Ramai Seruan Bubarkan DPR, Analisis Sebut Wujud Akumulasi Kekecewaan
Desakan Pembubaran DPR Menguat Usai Polemik Tunjangan Rumah Rp50 Juta
Jakarta, 25 Agustus 2025 — Polemik tunjangan rumah kedewanan senilai Rp50 juta per anggota parlemen kembali menuai kontroversi dan memicu desakan pembubaran Dewan Perwakilan Rakyat (DPR). Isu tersebut dianggap publik sebagai bentuk ketidakpekaan wakil rakyat terhadap kondisi masyarakat yang tengah menghadapi kesulitan ekonomi.
Pengamat politik Adi Prayitno, Direktur Parameter Politik Indonesia, menilai persoalan ini menjadi sorotan karena kontras dengan realitas rakyat.
“Isu tunjangan rumah ini menjadi pemantik karena rakyat sedang susah, banyak yang kehilangan pekerjaan akibat PHK, ditambah tekanan ekonomi yang tidak kunjung reda,” ujarnya melalui kanal YouTube miliknya, Senin (25/8/2025).
Respons DPR Dinilai Tidak Empatik
Alih-alih menunjukkan empati, sebagian anggota DPR justru menilai tunjangan tersebut wajar dengan alasan padatnya beban kerja dewan serta kebutuhan tempat tinggal yang dekat dengan Senayan. Argumen ini dinilai publik semakin memperlebar jarak antara wakil rakyat dengan rakyat yang diwakilinya.
Padahal, menurut kritik yang berkembang, kinerja DPR pasca 10 bulan dilantik masih jauh dari harapan. Sejumlah catatan yang dikritisi antara lain:
-
Minimnya undang-undang strategis yang disahkan.
-
Target legislasi yang belum tercapai.
-
Fungsi pengawasan yang dinilai tidak berjalan optimal.
“Banyak peristiwa politik besar terjadi, tapi DPR tidak tampak berpihak pada kepentingan publik,” jelas Adi.
Akumulasi Kekecewaan Publik
Adi menegaskan, desakan pembubaran DPR ini bukan semata reaksi spontan, melainkan akumulasi dari rasa kecewa masyarakat terhadap kinerja parlemen.
“Ini semacam anti klimaks. Publik merasa anggota dewan tidak sesuai harapan, sehingga muncul wacana pembubaran DPR sebagai bentuk protes,” tegasnya.

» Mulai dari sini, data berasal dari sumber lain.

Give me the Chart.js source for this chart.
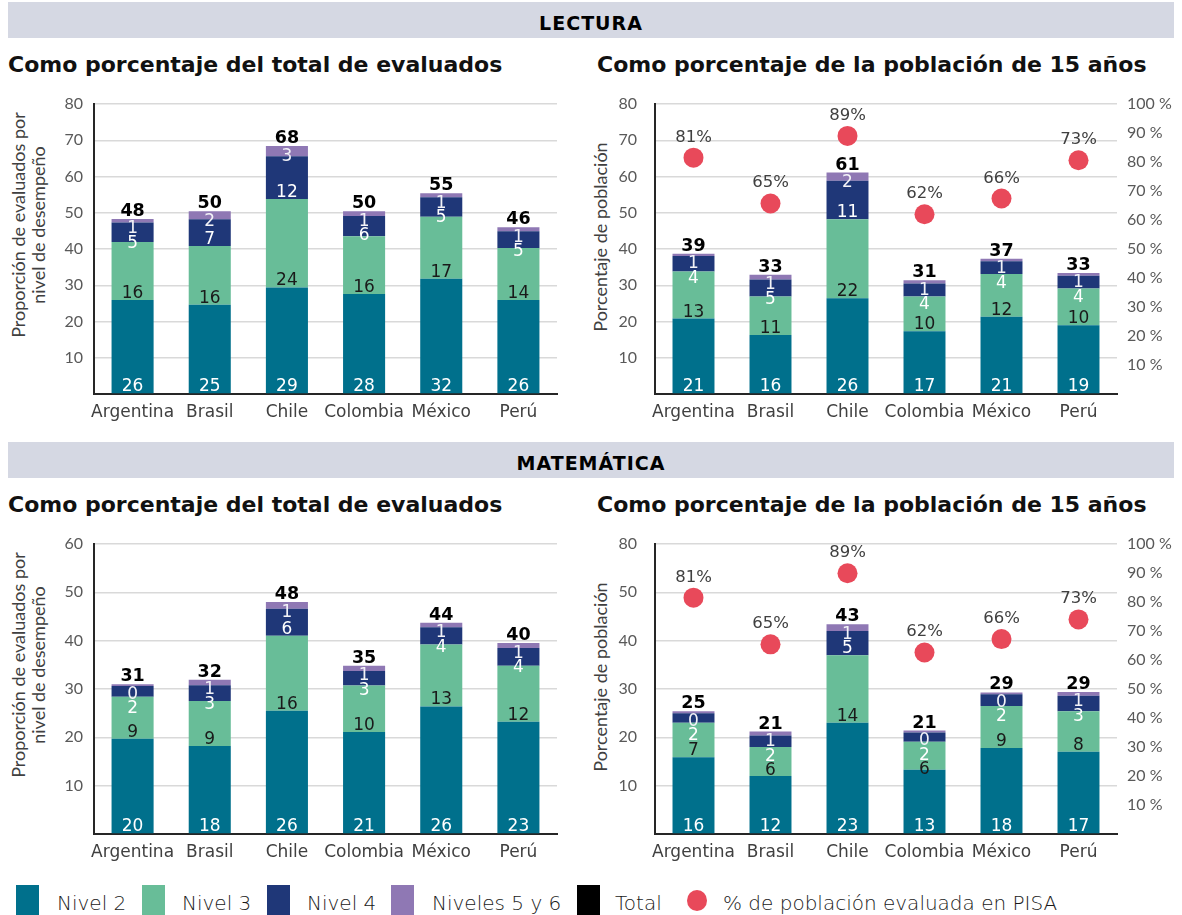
<!DOCTYPE html>
<html>
<head>
<meta charset="utf-8">
<script src="https://cdn.jsdelivr.net/npm/chart.js@4/dist/chart.umd.min.js"></script>
<style>
  body { margin: 0; width: 1182px; height: 915px; background: #fff; position: relative; overflow: hidden; font-family: "DejaVu Sans", sans-serif; }
  .band { position: absolute; left: 8px; width: 1166px; height: 36px; background: #d5d8e3; }
  .head { position: absolute; left: 8px; width: 1166px; text-align: center; font: bold 19px/1 "DejaVu Sans"; letter-spacing: 1px; color: #000; }
  .ttl { position: absolute; font: bold 22px/1 "DejaVu Sans"; color: #111; white-space: nowrap; }
  canvas { position: absolute; }
  .ytitle { position: absolute; font: 18px/20px Lato, sans-serif; color: #404040; text-align: center; white-space: nowrap; transform: rotate(-90deg); }
  .sw { position: absolute; top: 885px; width: 23px; height: 30px; }
  .lt { position: absolute; top: 893px; font: 300 20px/1 "DejaVu Sans"; color: #1a1a1a; white-space: nowrap; }
  .dot { position: absolute; left: 687px; top: 890px; width: 20px; height: 21px; border-radius: 50%; background: #e8495a; }
</style>
</head>
<body>
<div class="band" style="top:2px"></div>
<div class="head" style="top:14px">LECTURA</div>
<div class="ttl" style="left:8px;top:54px">Como porcentaje del total de evaluados</div>
<div class="ttl" style="left:597px;top:54px">Como porcentaje de la población de 15 años</div>
<div class="ytitle" style="left:-102px;top:205px;width:260px;height:40px">Proporción de evaluados por<br>nivel de desempeño</div>
<div class="ytitle" style="left:470px;top:227px;width:260px;height:20px">Porcentaje de población</div>
<canvas id="lecTot" width="590" height="345" style="left:0;top:90px"></canvas>
<canvas id="lecPop" width="592" height="345" style="left:590px;top:90px"></canvas>

<div class="band" style="top:442px"></div>
<div class="head" style="top:454px">MATEMÁTICA</div>
<div class="ttl" style="left:8px;top:494px">Como porcentaje del total de evaluados</div>
<div class="ttl" style="left:597px;top:494px">Como porcentaje de la población de 15 años</div>
<div class="ytitle" style="left:-102px;top:645px;width:260px;height:40px">Proporción de evaluados por<br>nivel de desempeño</div>
<div class="ytitle" style="left:470px;top:667px;width:260px;height:20px">Porcentaje de población</div>
<canvas id="matTot" width="590" height="345" style="left:0;top:530px"></canvas>
<canvas id="matPop" width="592" height="345" style="left:590px;top:530px"></canvas>

<div class="sw" style="left:16px;background:#00708c"></div><div class="lt" style="left:57px">Nivel 2</div>
<div class="sw" style="left:142px;background:#68bd98"></div><div class="lt" style="left:182px">Nivel 3</div>
<div class="sw" style="left:267px;background:#1f3778"></div><div class="lt" style="left:307px">Nivel 4</div>
<div class="sw" style="left:391px;background:#8f78b4"></div><div class="lt" style="left:432px">Niveles 5 y 6</div>
<div class="sw" style="left:577px;background:#000"></div><div class="lt" style="left:615px">Total</div>
<div class="dot"></div><div class="lt" style="left:723px">% de población evaluada en PISA</div>

<script>
const countries = ['Argentina', 'Brasil', 'Chile', 'Colombia', 'México', 'Perú'];

// Lectura, % del total de evaluados
const lecTotN2 = [25.9, 24.6, 29.4, 27.6, 31.8, 25.9];
const lecTotN3 = [16.0, 16.2, 24.4, 15.9, 17.1, 14.4];
const lecTotN4 = [5.4, 7.4, 11.8, 5.6, 5.4, 4.6];
const lecTotN5 = [1.0, 2.2, 2.8, 1.3, 1.1, 1.1];
const lecTotTotal = [48, 50, 68, 50, 55, 46];

// Lectura, % de la población de 15 años
const lecPopN2 = [20.8, 16.3, 26.4, 17.3, 21.3, 19.0];
const lecPopN3 = [13.0, 10.6, 21.8, 9.6, 11.8, 10.1];
const lecPopN4 = [4.3, 4.7, 10.6, 3.6, 3.5, 3.5];
const lecPopN5 = [0.6, 1.3, 2.3, 0.9, 0.7, 0.8];
const lecPopTotal = [39, 33, 61, 31, 37, 33];
const lecPisa = [81.5, 65.7, 89.0, 62.0, 67.4, 80.6];
const lecPisaLabels = [81, 65, 89, 62, 66, 73];

// Matemática, % del total de evaluados
const matTotN2 = [19.7, 18.2, 25.5, 21.1, 26.4, 23.2];
const matTotN3 = [8.7, 9.3, 15.5, 9.6, 12.8, 11.6];
const matTotN4 = [2.2, 3.3, 5.6, 3.0, 3.6, 3.7];
const matTotN5 = [0.4, 1.1, 1.4, 1.1, 0.9, 1.0];
const matTotTotal = [31, 32, 48, 35, 44, 40];

// Matemática, % de la población de 15 años
const matPopN2 = [15.9, 12.0, 23.0, 13.3, 17.8, 17.0];
const matPopN3 = [7.1, 6.0, 14.0, 5.8, 8.7, 8.4];
const matPopN4 = [2.0, 2.4, 5.0, 1.9, 2.4, 3.2];
const matPopN5 = [0.4, 0.8, 1.4, 0.4, 0.4, 0.8];
const matPopTotal = [25, 21, 43, 21, 29, 29];
const matPisa = [81.5, 65.4, 89.9, 62.6, 67.2, 74.0];
const matPisaLabels = [81, 65, 89, 62, 66, 73];

// tick labels (the last chart's top tick reads 80 in the original)
const ticks80 = ['', '10', '20', '30', '40', '50', '60', '70', '80'];
const ticks60 = ['', '10', '20', '30', '40', '50', '60'];
const ticksMatPop = ['', '10', '20', '30', '40', '50', '80'];

const colors = ['#00708c', '#68bd98', '#1f3778', '#8f78b4'];
const labelColors = ['#ffffff', '#1a1a1a', '#ffffff', '#f2f2f7'];
const names = ['Nivel 2', 'Nivel 3', 'Nivel 4', 'Niveles 5 y 6'];

// no extra room for overhanging tick labels, so the plot area sits where we put it
function noPad(s) { s.paddingTop = 0; s.paddingBottom = 0; s.paddingLeft = 0; s.paddingRight = 0; }

function makeChart(id, levels, totals, yMax, yTicks, opt) {
  const ctx = document.getElementById(id).getContext('2d');
  const datasets = levels.map((d, k) => ({
    label: names[k], data: d, backgroundColor: colors[k], borderWidth: 0,
    barPercentage: 0.545, categoryPercentage: 1, stack: 's', order: 2
  }));
  if (opt.pisa) {
    datasets.push({
      type: 'line', label: '% de población evaluada en PISA', data: opt.pisa,
      yAxisID: 'y2', showLine: false, pointRadius: 10, pointHoverRadius: 10,
      pointBackgroundColor: '#e8495a', pointBorderWidth: 0, order: 1
    });
  }

  const labelPlugin = {
    id: 'labels_' + id,
    afterDatasetsDraw(chart) {
      const c = chart.ctx;
      const H = 12.5, GAP = 2;
      c.save();
      c.textAlign = 'center';
      c.textBaseline = 'alphabetic';
      for (let i = 0; i < countries.length; i++) {
        let prevBottom = -Infinity;
        c.font = '17px "DejaVu Sans"';
        // from the top segment down, push labels below the one above
        for (let d = 3; d >= 0; d--) {
          const el = chart.getDatasetMeta(d).data[i];
          const top = Math.min(el.y, el.base), base = Math.max(el.y, el.base);
          let t = base - 2 - H;
          if (t < top + 2) t = top + 2;
          if (t < prevBottom + GAP) t = prevBottom + GAP;
          const b = t + H;
          c.fillStyle = labelColors[d];
          c.fillText(String(Math.round(levels[d][i])), el.x, b);
          prevBottom = b;
        }
        const topEl = chart.getDatasetMeta(3).data[i];
        c.font = 'bold 17.5px "DejaVu Sans"';
        c.fillStyle = '#000';
        c.fillText(String(totals[i]), topEl.x, topEl.y - 3);
      }
      if (opt.pisa) {
        const meta = chart.getDatasetMeta(4);
        c.font = '16.5px "DejaVu Sans"';
        c.fillStyle = '#404040';
        meta.data.forEach((pt, i) => {
          c.fillText(opt.pisaLabels[i] + '%', pt.x, pt.y - 16);
        });
      }
      c.restore();
    }
  };

  const scales = {
    x: {
      stacked: true,
      grid: { display: false, drawTicks: false },
      border: { display: true, color: '#262626', width: 2 },
      ticks: { font: { family: 'DejaVu Sans', size: 17 }, color: '#404040', padding: 8, autoSkip: false, maxRotation: 0 },
      afterFit: s => { noPad(s); s.height = 41; }
    },
    y: {
      stacked: true, min: 0, max: yMax,
      grid: { color: '#d9d9d9', lineWidth: 1.5, drawTicks: false },
      border: { display: true, color: '#262626', width: 2 },
      ticks: { stepSize: 10, padding: opt.tickPad, font: { family: 'Lato', size: 16 }, color: '#595959',
               callback: (v, i) => yTicks[i] },
      afterFit: s => { noPad(s); s.width = opt.leftW; }
    }
  };
  if (opt.pisa) {
    scales.y2 = {
      position: 'right', min: 0, max: 100,
      grid: { display: false, drawTicks: false },
      border: { display: false },
      ticks: { stepSize: 10, padding: 10, font: { family: 'Lato', size: 16 }, color: '#595959',
               callback: v => v === 0 ? '' : v + ' %' },
      afterFit: s => { noPad(s); s.width = 65; }
    };
  }

  return new Chart(ctx, {
    type: 'bar',
    data: { labels: countries, datasets: datasets },
    options: {
      responsive: false,
      animation: false,
      devicePixelRatio: 1,
      layout: { padding: { top: 14, right: opt.pisa ? 0 : 33, left: 0, bottom: 0 } },
      plugins: { legend: { display: false }, tooltip: { enabled: false } },
      scales: scales
    },
    plugins: [labelPlugin]
  });
}

makeChart('lecTot', [lecTotN2, lecTotN3, lecTotN4, lecTotN5], lecTotTotal, 80, ticks80,
  { leftW: 94, tickPad: 11 });
makeChart('lecPop', [lecPopN2, lecPopN3, lecPopN4, lecPopN5], lecPopTotal, 80, ticks80,
  { leftW: 65, tickPad: 18, pisa: lecPisa, pisaLabels: lecPisaLabels });
makeChart('matTot', [matTotN2, matTotN3, matTotN4, matTotN5], matTotTotal, 60, ticks60,
  { leftW: 94, tickPad: 11 });
makeChart('matPop', [matPopN2, matPopN3, matPopN4, matPopN5], matPopTotal, 60, ticksMatPop,
  { leftW: 65, tickPad: 18, pisa: matPisa, pisaLabels: matPisaLabels });
</script>
</body>
</html>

Meskipun wacana ini masih berupa tekanan moral dan opini publik, analis menilai hal itu merupakan sinyal kuat agar DPR segera berbenah. Transparansi penggunaan anggaran, peningkatan produktivitas legislasi, dan keseriusan dalam pengawasan pemerintah disebut menjadi jalan untuk memulihkan kepercayaan publik.